Simple rules govern the patterns of Arctic sea ice melt ponds

TL;DR

This paper introduces a simple geometric model that accurately reproduces the patterns of Arctic sea ice melt ponds, revealing their consistent scale and connectivity across years and ice types, and aiding future climate predictions.

Contribution

The study presents a minimalistic void model based on overlapping circles that captures key features of melt pond geometry and abundance, improving understanding of sea ice melt feedbacks.

Findings

The model reproduces pond size and connectedness over six orders of magnitude.

Pond scale and connectedness are consistent across different years and ice types.

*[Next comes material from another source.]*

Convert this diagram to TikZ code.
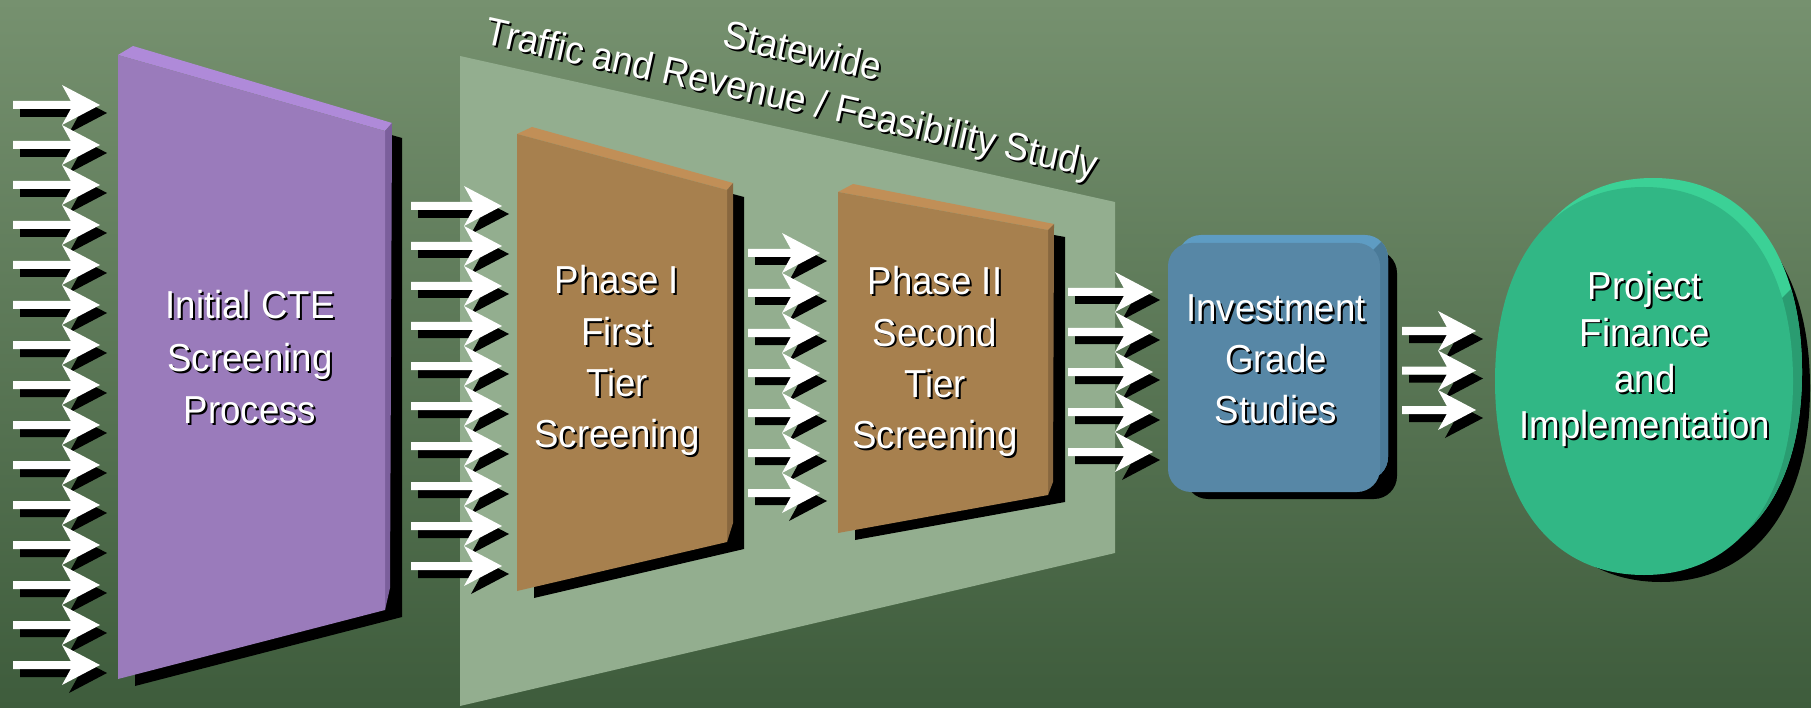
\documentclass[tikz,border=0pt]{standalone}
\usepackage{fontspec}
\setmainfont[FakeStretch=0.94]{Liberation Sans}
\usetikzlibrary{calc}

% palette
\definecolor{bgtop}{HTML}{76916F}
\definecolor{bgbot}{HTML}{3E5C3C}
\definecolor{panel}{HTML}{93AE8F}
\definecolor{purpleface}{HTML}{9A7BBB}
\definecolor{purpletop}{HTML}{AF8AD9}
\definecolor{purpleside}{HTML}{7B5F9C}
\definecolor{brownface}{HTML}{A7804E}
\definecolor{browntop}{HTML}{C18F57}
\definecolor{brownside}{HTML}{88673F}
\definecolor{blueface}{HTML}{5787A6}
\definecolor{bluetop}{HTML}{5E9CC3}
\definecolor{blueside}{HTML}{4A7A98}
\definecolor{greenface}{HTML}{31B785}
\definecolor{greentop}{HTML}{3BD196}
\definecolor{greenside}{HTML}{2A9C71}

\tikzset{
  txt/.style={anchor=base, inner sep=0pt, text=white, font=\fontsize{39}{47}\selectfont},
  txtsh/.style={txt, text=black},
  % block arrow with drop shadow, tip at the origin, #1 = total length
  pics/blockarrow/.style={code={
    \fill[black] (7-#1,4) -- (-22.2,4) -- (-31,-12) -- (7,8) -- (-31,28)
                 -- (-22.2,12) -- (7-#1,12) -- cycle;
    \fill[white] (-#1,-4) -- (-29.2,-4) -- (-38,-20) -- (0,0) -- (-38,20)
                 -- (-29.2,4) -- (-#1,4) -- cycle;
  }}
}

% stacked lines of shadowed text: name, x, first baseline, line step, lines
\newcommand\stacktext[5]{%
  \foreach \ln [count=\i] in {#5} {
    \node[txtsh] (#1s\i) at ({#2+2},{#3+#4*(\i-1)+2}) {\ln};
    \node[txt]   (#1\i)  at ({#2},{#3+#4*(\i-1)}) {\ln};
  }}

% full-bodied oval path: centre x, centre y, x radius, y radius
\newcommand\ovalpath[4]{%
  ({#1+#3},{#2})
  .. controls ({#1+#3},{#2-0.62*#4}) and ({#1+0.62*#3},{#2-#4}) .. ({#1},{#2-#4})
  .. controls ({#1-0.62*#3},{#2-#4}) and ({#1-#3},{#2-0.62*#4}) .. ({#1-#3},{#2})
  .. controls ({#1-#3},{#2+0.62*#4}) and ({#1-0.62*#3},{#2+#4}) .. ({#1},{#2+#4})
  .. controls ({#1+0.62*#3},{#2+#4}) and ({#1+#3},{#2+0.62*#4}) .. ({#1+#3},{#2})
  -- cycle}

\begin{document}
\begin{tikzpicture}[x=1pt,y=-1pt]
\useasboundingbox (0,0) rectangle (1811,708);

% background
\shade[top color=bgtop, bottom color=bgbot] (0,0) rectangle (1811,708);

% statewide study panel
\fill[panel] (460,56) -- (1115,202) -- (1115,553) -- (460,706) -- cycle;

% titles along the panel top
\node[txtsh, rotate=-12.4] (titleAs) at (802,66) {Statewide};
\node[txt,   rotate=-12.4] (titleA)  at (800,64) {Statewide};
\node[txtsh, rotate=-12.4] (titleBs) at (791,113) {Traffic and Revenue / Feasibility Study};
\node[txt,   rotate=-12.4] (titleB)  at (789,111) {Traffic and Revenue / Feasibility Study};

% initial screening slab
\fill[black] (135,62) -- (402,138) -- (402,617) -- (135,686) -- cycle;
\fill[purpletop] (118,55) -- (133,46) -- (392,123) -- (385,131) -- cycle;
\fill[purpleside] (385,131) -- (392,123) -- (390,588) -- (385,610) -- cycle;
\fill[purpleface] (118,55) -- (385,131) -- (385,610) -- (118,679) -- cycle;
\stacktext{cte}{250}{319}{52}{Initial CTE,Screening,Process}

% phase I slab
\fill[black] (534,141) -- (744,197) -- (744,549) -- (534,598) -- cycle;
\fill[browntop] (517,134) -- (532,127) -- (733,183) -- (727,190) -- cycle;
\fill[brownside] (727,190) -- (733,183) -- (733,523) -- (727,542) -- cycle;
\fill[brownface] (517,134) -- (727,190) -- (727,542) -- (517,591) -- cycle;
\stacktext{ph}{617}{294}{51.3}{Phase I,First,Tier,Screening}

% phase II slab
\fill[black] (855,199) -- (1065,237) -- (1065,502) -- (855,540) -- cycle;
\fill[browntop] (838,192) -- (853,184) -- (1054,224) -- (1048,230) -- cycle;
\fill[brownside] (1048,230) -- (1054,224) -- (1053,482) -- (1048,495) -- cycle;
\fill[brownface] (838,192) -- (1048,230) -- (1048,495) -- (838,533) -- cycle;
\stacktext{pt}{935}{295}{51}{Phase II,Second,Tier,Screening}

% investment grade block
\fill[black, rounded corners=23pt] (1185,250) rectangle (1397,499);
\fill[bluetop, rounded corners=23pt] (1178,235) rectangle (1388,480);
\begin{scope}
  \clip (1355,268) -- (1405,218) -- (1420,218) -- (1420,520) -- (1300,520) -- cycle;
  \fill[blueside, rounded corners=23pt] (1178,235) rectangle (1388,480);
\end{scope}
\fill[blueface, rounded corners=23pt] (1168,243) rectangle (1380,492);
\stacktext{inv}{1276}{322}{50.5}{Investment,Grade,Studies}

% finance disc
\fill[black] \ovalpath{1661}{388}{149}{194};
\fill[greentop] \ovalpath{1653}{372}{149}{194};
\begin{scope}
  \clip (1400,680) -- (1900,180) -- (1900,680) -- cycle;
  \fill[greenside] \ovalpath{1653}{372}{149}{194};
\end{scope}
\fill[greenface] \ovalpath{1644}{381}{149}{194};
\stacktext{fin}{1645}{300}{46}{Project,Finance,and,Implementation}

% incoming flows
\foreach \k in {0,...,14} \pic at (100,{105+40*\k}) {blockarrow=87};
\foreach \k in {0,...,9}  \pic at (502,{206+40*\k}) {blockarrow=91};
\foreach \k in {0,...,6}  \pic at (820,{253+40*\k}) {blockarrow=72};
\foreach \k in {0,...,4}  \pic at (1153,{292+40*\k}) {blockarrow=85};
\foreach \k in {0,...,2}  \pic at (1476,{331+39.5*\k}) {blockarrow=74};
\end{tikzpicture}
\end{document}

Ponds resemble percolation clusters near the percolation threshold.

Abstract

Climate change, amplified in the far north, has led to rapid sea ice decline in recent years. In the summer, melt ponds form on the surface of Arctic sea ice, significantly lowering the ice reflectivity (albedo) and thereby accelerating ice melt. Pond geometry controls the details of this crucial feedback; however, a reliable model of pond geometry does not currently exist. Here we show that a simple model of voids surrounding randomly sized and placed overlapping circles reproduces the essential features of pond patterns. The only two model parameters, characteristic circle radius and coverage fraction, are chosen by comparing, between the model and the aerial photographs of the ponds, two correlation functions which determine the typical pond size and their connectedness. Using these parameters, the void model robustly reproduces the ponds' area-perimeter and area-abundance relationships over more than 6 orders of magnitude. By analyzing the correlation functions of ponds on several dates, we also find that the pond scale and the connectedness are surprisingly constant across different years and ice types. Moreover, we find that ponds resemble percolation clusters near the percolation threshold. These results demonstrate that the geometry and abundance of Arctic melt ponds can be simply described, which can be exploited in future models of Arctic melt ponds that would improve predictions of the response of sea ice to Arctic warming.